The project’s crown jewel is the rehab of 12 bridges, six getting a full overhaul and six a fresh coat of pavement. The Centre Avenue bridge in New Rochelle and the Chatsworth Avenue span in Larchmont headline the list, alongside a Metro-North bridge serving Larchmont station. Safety’s the pitch, and it’s hard to argue against sturdy overpasses when 120,000 vehicles thunder underneath daily. Add in new guiderails, lights, and striping, and the Thruway Authority paints a picture of a safer, shinier I-95 by 2026. But safety doesn’t pay the bills for those footing this overhaul.

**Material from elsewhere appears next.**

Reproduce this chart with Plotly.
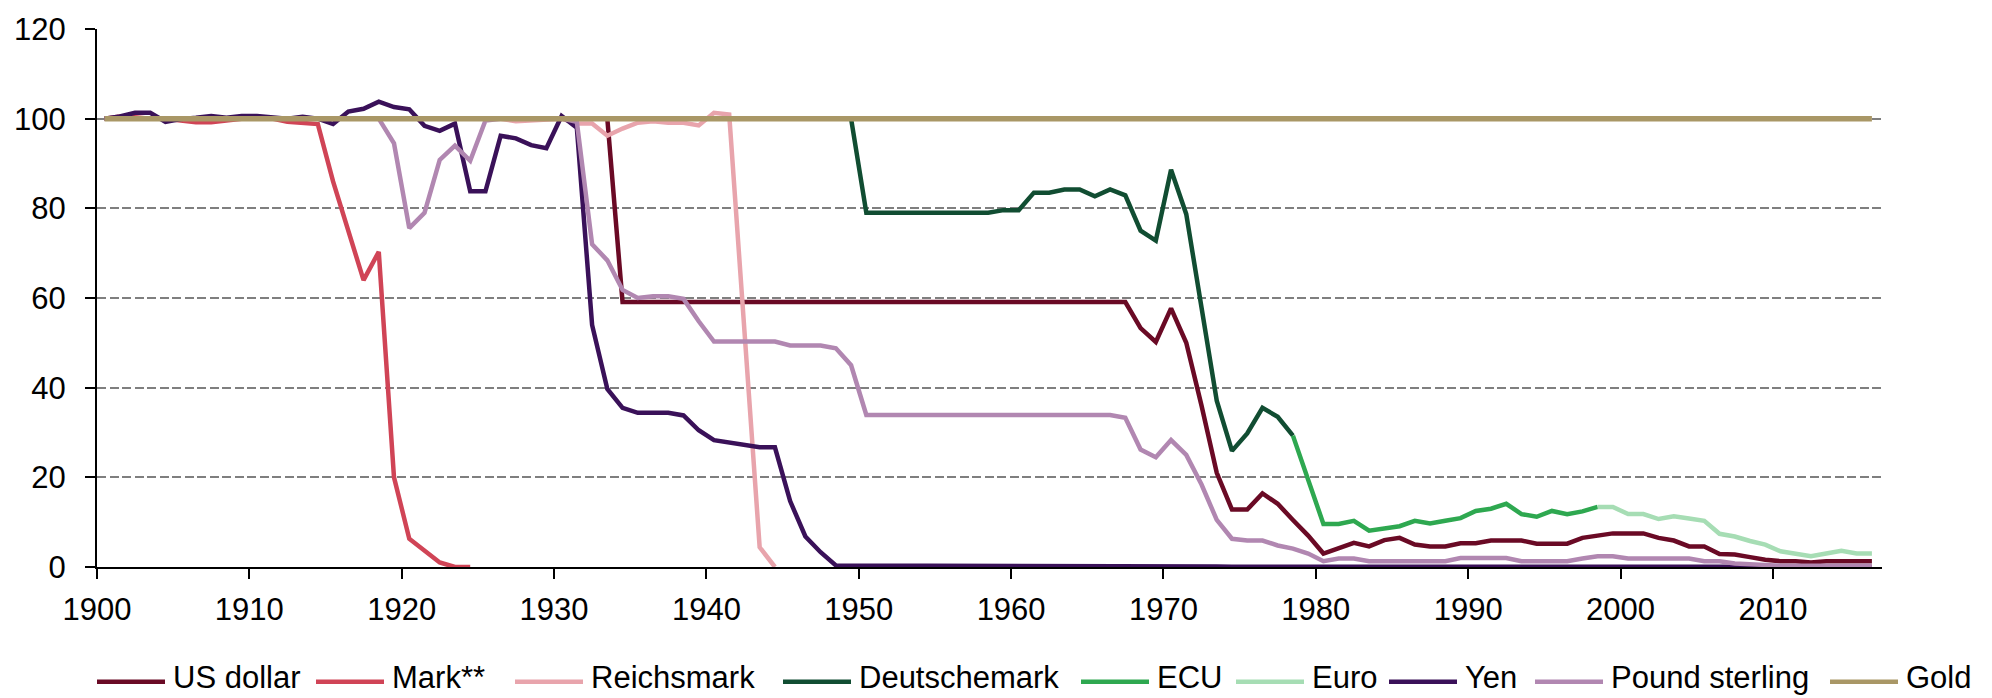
import plotly.graph_objects as go

# ---------------- data (index, gold = 100 in 1900) ----------------
usd_start = 1900
usd = [100, 100, 100, 100, 100, 100, 100, 100, 100, 100,
       100, 100, 100, 100, 100, 100, 100, 100, 100, 100,
       100, 100, 100, 100, 100, 100, 100, 100, 100, 100,
       100, 100, 100, 100, 59.1, 59.1, 59.1, 59.1, 59.1, 59.1,
       59.1, 59.1, 59.1, 59.1, 59.1, 59.1, 59.1, 59.1, 59.1, 59.1,
       59.1, 59.1, 59.1, 59.1, 59.1, 59.1, 59.1, 59.1, 59.1, 59.1,
       59.1, 59.1, 59.1, 59.1, 59.1, 59.1, 59.1, 59.1, 53.3, 50.2,
       57.7, 50.0, 36.0, 21.0, 12.8, 12.8, 16.4, 14.1, 10.5, 7.0,
       3.0, 4.1, 5.4, 4.6, 6.0, 6.5, 5.0, 4.6, 4.6, 5.3,
       5.3, 5.9, 5.9, 5.9, 5.2, 5.2, 5.2, 6.5, 7.0, 7.5,
       7.5, 7.5, 6.5, 5.9, 4.6, 4.6, 2.9, 2.8, 2.2, 1.6,
       1.3, 1.3, 1.0, 1.3, 1.3, 1.3, 1.3]

mark_start = 1900
mark = [100, 100.5, 100.3, 100, 100, 99.5, 99.2, 99.2, 99.6, 100,
        100, 100, 99.3, 99.0, 98.8, 86.0, 75.0, 64.0, 70.3, 20.0,
        6.3, 3.5, 1.0, 0.0, 0.0]

reichsmark_start = 1924
reichsmark = [100, 100, 100, 99.4, 99.6, 99.7, 100, 98.9, 98.9, 96.2,
              97.8, 99.1, 99.4, 99.1, 99.1, 98.5, 101.3, 100.9, 52.0, 4.4,
              0.0]

dm_start = 1948
dm = [100, 100, 79.0, 79.0, 79.0, 79.0, 79.0, 79.0, 79.0, 79.0,
      79.0, 79.6, 79.6, 83.5, 83.5, 84.2, 84.2, 82.7, 84.2, 82.9,
      75.0, 72.8, 88.6, 78.7, 58.0, 37.1, 25.9, 29.8, 35.5, 33.5,
      29.3]

ecu_start = 1978
ecu = [29.3, 19.5, 9.6, 9.6, 10.3, 8.1, 8.6, 9.1, 10.3, 9.7,
       10.3, 10.9, 12.5, 13.0, 14.1, 11.8, 11.2, 12.5, 11.8, 12.4,
       13.4]

euro_start = 1998
euro = [13.4, 13.4, 11.8, 11.8, 10.7, 11.3, 10.8, 10.3, 7.4, 6.8,
        5.8, 5.0, 3.5, 3.0, 2.4, 3.0, 3.6, 3.0, 3.0]

yen_start = 1900
yen = [100, 100.5, 101.3, 101.3, 99.3, 99.9, 100.2, 100.6, 100.2, 100.6,
       100.6, 100.3, 100.0, 100.4, 100.0, 98.8, 101.6, 102.2, 103.8, 102.6,
       102.1, 98.4, 97.3, 98.9, 83.8, 83.8, 96.2, 95.6, 94.1, 93.4,
       100.6, 98.0, 54.0, 39.7, 35.5, 34.4, 34.4, 34.4, 33.8, 30.5,
       28.3, 27.8, 27.2, 26.7, 26.7, 14.7, 6.8, 3.3, 0.35, 0.35,
       0.35, 0.35, 0.35, 0.35, 0.35, 0.35, 0.35, 0.35, 0.35, 0.35,
       0.35, 0.35, 0.35, 0.35, 0.35, 0.35, 0.35, 0.35, 0.35, 0.35,
       0.35, 0.35, 0.33, 0.1, 0.08, 0.08, 0.07, 0.07, 0.06, 0.05,
       0.04, 0.04, 0.04, 0.04, 0.04, 0.04, 0.04, 0.04, 0.04, 0.04,
       0.04, 0.04, 0.04, 0.04, 0.04, 0.04, 0.04, 0.04, 0.04, 0.04,
       0.04, 0.04, 0.04, 0.04, 0.04, 0.04, 0.03, 0.03, 0.03, 0.03,
       0.02, 0.02, 0.02, 0.02, 0.02, 0.02, 0.02]

pound_start = 1900
pound = [100, 100, 100, 100, 100, 100, 100, 100, 100, 100,
         100, 100, 100, 100, 100, 100, 100, 100, 100, 94.5,
         75.6, 79.0, 90.8, 94.0, 90.6, 99.6, 100, 100, 100, 100,
         100, 99.3, 72.0, 68.4, 61.8, 60.0, 60.4, 60.4, 59.8, 54.8,
         50.3, 50.3, 50.3, 50.3, 50.3, 49.4, 49.4, 49.4, 48.8, 45.0,
         33.9, 33.9, 33.9, 33.9, 33.9, 33.9, 33.9, 33.9, 33.9, 33.9,
         33.9, 33.9, 33.9, 33.9, 33.9, 33.9, 33.9, 33.3, 26.2, 24.5,
         28.3, 25.0, 18.4, 10.5, 6.3, 5.9, 5.9, 4.8, 4.1, 3.0,
         1.3, 1.9, 1.9, 1.3, 1.3, 1.3, 1.3, 1.3, 1.3, 2.0,
         2.0, 2.0, 2.0, 1.3, 1.3, 1.3, 1.3, 1.9, 2.4, 2.4,
         1.9, 1.9, 1.9, 1.9, 1.9, 1.3, 1.3, 0.8, 0.6, 0.3,
         0.3, 0.3, 0.3, 0.3, 0.3, 0.3, 0.3]

gold_start = 1900
gold = [100, 100, 100, 100, 100, 100, 100, 100, 100, 100,
        100, 100, 100, 100, 100, 100, 100, 100, 100, 100,
        100, 100, 100, 100, 100, 100, 100, 100, 100, 100,
        100, 100, 100, 100, 100, 100, 100, 100, 100, 100,
        100, 100, 100, 100, 100, 100, 100, 100, 100, 100,
        100, 100, 100, 100, 100, 100, 100, 100, 100, 100,
        100, 100, 100, 100, 100, 100, 100, 100, 100, 100,
        100, 100, 100, 100, 100, 100, 100, 100, 100, 100,
        100, 100, 100, 100, 100, 100, 100, 100, 100, 100,
        100, 100, 100, 100, 100, 100, 100, 100, 100, 100,
        100, 100, 100, 100, 100, 100, 100, 100, 100, 100,
        100, 100, 100, 100, 100, 100, 100]

series_names = ["US dollar", "Mark**", "Reichsmark", "Deutschemark", "ECU",
                "Euro", "Yen", "Pound sterling", "Gold"]
series_data = [(usd_start, usd), (mark_start, mark), (reichsmark_start, reichsmark),
               (dm_start, dm), (ecu_start, ecu), (euro_start, euro),
               (yen_start, yen), (pound_start, pound), (gold_start, gold)]
tick_years = [1900, 1910, 1920, 1930, 1940, 1950, 1960, 1970, 1980, 1990, 2000, 2010]

# ---------------- styling ----------------
colors = ["#6A0A25", "#D04456", "#E8A4AC", "#114D32", "#2EA850",
          "#A6DDB4", "#3A1159", "#B187B1", "#A99766"]
widths = [4.5, 4.5, 4.5, 4.5, 4.5, 4.5, 4.5, 4.5, 5.5]
FONT = "Liberation Sans, Arial, sans-serif"
W, H = 1992, 698
L, R, T, B = 97, 110, 23, 131
PW, PH = W - L - R, H - T - B

fig = go.Figure()
for name, (start, vals), col, lw in zip(series_names, series_data, colors, widths):
    xs = [f"{start + i}-07-01" for i in range(len(vals))]
    fig.add_trace(go.Scatter(x=xs, y=vals, mode="lines", name=name,
                             line=dict(color=col, width=lw), showlegend=False))

fig.update_layout(
    width=W, height=H,
    margin=dict(l=L, r=R, t=T, b=B, pad=0),
    paper_bgcolor="white", plot_bgcolor="white",
    font=dict(family=FONT, size=31, color="black"),
)
fig.update_xaxes(
    type="date", range=["1900-01-01", "2017-02-28"],
    tickvals=[f"{y}-01-01" for y in tick_years],
    ticktext=[str(y) for y in tick_years],
    showgrid=False, zeroline=False,
    showline=True, linecolor="black", linewidth=2,
    ticks="outside", ticklen=10, tickwidth=2, tickcolor="black",
    tickfont=dict(family=FONT, size=31, color="black"),
    ticklabelstandoff=4,
)
fig.update_yaxes(
    range=[0, 120], tick0=0, dtick=20,
    showgrid=True, gridcolor="#7F7F7F", gridwidth=2, griddash="9px,3.5px",
    zeroline=False,
    showline=True, linecolor="black", linewidth=2,
    ticks="outside", ticklen=10, tickwidth=2, tickcolor="black",
    tickfont=dict(family=FONT, size=31, color="black"),
    ticklabelstandoff=13,
)

# ---------------- legend (drawn below the plot) ----------------
legend_px = [97, 316, 515, 783, 1081, 1236, 1389, 1535, 1830]
legend_y = (H - B - 683) / PH
text_bottom = (H - B - 697) / PH
for name, col, px in zip(series_names, colors, legend_px):
    x0 = (px - L) / PW
    x1 = (px + 68 - L) / PW
    fig.add_shape(type="line", xref="paper", yref="paper",
                  x0=x0, x1=x1, y0=legend_y, y1=legend_y,
                  line=dict(color=col, width=4.5))
    fig.add_annotation(xref="paper", yref="paper", x=(px + 75 - L) / PW, y=text_bottom,
                       text=name, showarrow=False, xanchor="left", yanchor="bottom",
                       borderpad=0,
                       font=dict(family=FONT, size=31, color="black"))

fig.write_html(
    "out.html",
    config={"displayModeBar": False},
    post_script="document.body.style.margin='0';document.body.style.overflow='hidden';",
)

Contrast this with the MTA’s 2025-29 Capital Plan, pumping $68.4 billion into transit and claiming 72,700 jobs yearly. That’s real economic muscle, tied to vendor spending and worker paychecks. I-95’s $86.7 million? It’s a drop in the bucket, handed to DeFoe Corp. of Mount Vernon with no clear lifeline for local jobs or growth. State Senator Shelley Mayer crows about ‘road safety and comfort,’ but where’s the comfort for taxpayers watching their dollars prop up bridges while businesses brace for lean months? This isn’t investment; it’s a shiny distraction from smarter priorities.

The Real Fix Lies in Accountability

Hochul’s defenders, like State Senate Majority Leader Andrea Stewart-Cousins, tie this to ‘historic momentum’ from programs like CHIPS, a federal cash grab for infrastructure. They’ll say it’s about supporting the local economy and easing travel. Reality check: the Thruway’s fatality rate already beats the national average, and New York City’s Vision Zero slashed traffic deaths 37% in early 2025 with targeted fixes like redesigned intersections. I-95 doesn’t need a gold-plated facelift; it needs efficient, focused upgrades that don’t bleed taxpayers dry or leave communities in the dust.

Here’s the rub that stings: New York’s $252 billion 2025 budget could’ve aimed higher. With $90 million for statewide infrastructure and $250 million for housing, Hochul had room to prioritize projects that lift all boats, not just pave over cracks. Instead, we get a flashy I-95 redo while the NYSDOT begs for $800 million more to keep core roads from crumbling. This isn’t leadership; it’s a photo-op masquerading as progress. Taxpayers deserve better than a governor who’d rather ribbon-cut than reckon with the real costs.